[Plotting code records]
# # # # #

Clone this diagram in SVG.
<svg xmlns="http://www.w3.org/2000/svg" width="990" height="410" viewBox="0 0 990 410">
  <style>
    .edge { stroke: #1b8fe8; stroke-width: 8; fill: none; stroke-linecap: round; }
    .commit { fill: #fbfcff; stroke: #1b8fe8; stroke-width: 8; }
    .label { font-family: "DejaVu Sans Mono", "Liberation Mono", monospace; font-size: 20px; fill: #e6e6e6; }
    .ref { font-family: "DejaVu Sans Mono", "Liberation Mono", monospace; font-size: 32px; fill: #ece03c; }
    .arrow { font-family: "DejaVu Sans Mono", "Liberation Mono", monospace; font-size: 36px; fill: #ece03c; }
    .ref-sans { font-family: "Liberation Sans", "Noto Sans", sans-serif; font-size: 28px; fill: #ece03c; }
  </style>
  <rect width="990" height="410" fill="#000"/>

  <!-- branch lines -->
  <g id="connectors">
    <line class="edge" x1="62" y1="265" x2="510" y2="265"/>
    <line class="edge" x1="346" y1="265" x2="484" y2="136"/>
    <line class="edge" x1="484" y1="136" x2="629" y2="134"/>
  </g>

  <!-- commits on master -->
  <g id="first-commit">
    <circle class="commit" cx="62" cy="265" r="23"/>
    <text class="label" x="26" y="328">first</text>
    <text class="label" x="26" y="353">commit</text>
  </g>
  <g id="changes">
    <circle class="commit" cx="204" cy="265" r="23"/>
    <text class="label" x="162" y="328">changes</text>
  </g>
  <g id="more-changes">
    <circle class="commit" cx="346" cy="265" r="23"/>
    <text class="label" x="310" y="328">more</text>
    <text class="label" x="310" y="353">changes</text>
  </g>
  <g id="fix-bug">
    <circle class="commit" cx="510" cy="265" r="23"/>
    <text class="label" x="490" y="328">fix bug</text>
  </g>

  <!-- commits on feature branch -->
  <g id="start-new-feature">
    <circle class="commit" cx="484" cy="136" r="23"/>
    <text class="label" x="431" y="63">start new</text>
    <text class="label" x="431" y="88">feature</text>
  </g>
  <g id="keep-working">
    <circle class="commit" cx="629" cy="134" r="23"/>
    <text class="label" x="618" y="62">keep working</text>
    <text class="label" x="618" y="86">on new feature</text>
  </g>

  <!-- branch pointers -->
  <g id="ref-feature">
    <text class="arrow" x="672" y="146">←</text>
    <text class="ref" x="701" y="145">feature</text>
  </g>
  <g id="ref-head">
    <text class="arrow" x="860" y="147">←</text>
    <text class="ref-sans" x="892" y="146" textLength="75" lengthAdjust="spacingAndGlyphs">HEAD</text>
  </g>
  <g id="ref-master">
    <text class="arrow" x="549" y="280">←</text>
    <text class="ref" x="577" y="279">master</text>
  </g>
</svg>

# # # # #

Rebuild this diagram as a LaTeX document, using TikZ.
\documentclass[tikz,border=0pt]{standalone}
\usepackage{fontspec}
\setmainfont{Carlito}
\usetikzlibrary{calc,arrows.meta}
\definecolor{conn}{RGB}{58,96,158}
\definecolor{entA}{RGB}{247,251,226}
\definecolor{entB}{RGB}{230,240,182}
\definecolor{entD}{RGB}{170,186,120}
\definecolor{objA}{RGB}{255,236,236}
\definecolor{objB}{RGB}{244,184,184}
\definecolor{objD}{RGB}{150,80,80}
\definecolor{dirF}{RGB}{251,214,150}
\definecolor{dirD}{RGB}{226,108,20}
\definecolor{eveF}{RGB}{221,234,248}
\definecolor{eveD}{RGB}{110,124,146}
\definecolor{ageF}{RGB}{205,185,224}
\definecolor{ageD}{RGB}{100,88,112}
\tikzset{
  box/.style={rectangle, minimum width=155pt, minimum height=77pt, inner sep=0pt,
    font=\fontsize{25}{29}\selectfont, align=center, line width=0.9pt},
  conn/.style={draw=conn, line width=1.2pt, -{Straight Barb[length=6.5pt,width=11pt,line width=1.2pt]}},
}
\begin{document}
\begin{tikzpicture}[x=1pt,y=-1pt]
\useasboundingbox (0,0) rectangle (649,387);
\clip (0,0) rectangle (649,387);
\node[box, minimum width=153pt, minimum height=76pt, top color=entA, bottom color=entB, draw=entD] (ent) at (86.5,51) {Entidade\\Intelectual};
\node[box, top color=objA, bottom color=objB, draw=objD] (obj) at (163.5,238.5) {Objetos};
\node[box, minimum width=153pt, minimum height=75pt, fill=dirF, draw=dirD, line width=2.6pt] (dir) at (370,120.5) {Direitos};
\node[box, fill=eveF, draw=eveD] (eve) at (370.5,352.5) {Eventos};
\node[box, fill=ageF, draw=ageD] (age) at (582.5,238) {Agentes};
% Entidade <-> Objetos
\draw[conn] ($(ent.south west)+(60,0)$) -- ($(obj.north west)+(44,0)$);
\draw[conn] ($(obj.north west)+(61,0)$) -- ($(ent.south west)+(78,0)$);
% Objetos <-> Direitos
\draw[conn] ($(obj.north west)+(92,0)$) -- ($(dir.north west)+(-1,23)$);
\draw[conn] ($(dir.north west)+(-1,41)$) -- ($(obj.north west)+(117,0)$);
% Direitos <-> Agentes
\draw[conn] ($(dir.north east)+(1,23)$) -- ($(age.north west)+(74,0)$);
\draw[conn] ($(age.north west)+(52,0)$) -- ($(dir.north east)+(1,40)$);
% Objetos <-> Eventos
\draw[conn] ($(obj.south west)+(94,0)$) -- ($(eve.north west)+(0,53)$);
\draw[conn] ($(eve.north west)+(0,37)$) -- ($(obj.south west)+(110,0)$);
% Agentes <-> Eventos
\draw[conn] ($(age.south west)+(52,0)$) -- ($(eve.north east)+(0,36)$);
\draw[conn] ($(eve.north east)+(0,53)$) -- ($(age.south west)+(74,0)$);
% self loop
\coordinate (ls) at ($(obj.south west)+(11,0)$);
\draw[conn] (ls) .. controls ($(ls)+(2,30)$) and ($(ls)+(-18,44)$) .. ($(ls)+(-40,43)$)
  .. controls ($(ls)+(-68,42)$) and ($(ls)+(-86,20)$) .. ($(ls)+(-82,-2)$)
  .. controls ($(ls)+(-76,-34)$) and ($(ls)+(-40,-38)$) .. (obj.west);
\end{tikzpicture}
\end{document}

# # # # #

Where a line in the entries holds the word "this", copy that line.

# THE RESPONSE:
Clone this diagram in SVG.
Rebuild this diagram as a LaTeX document, using TikZ.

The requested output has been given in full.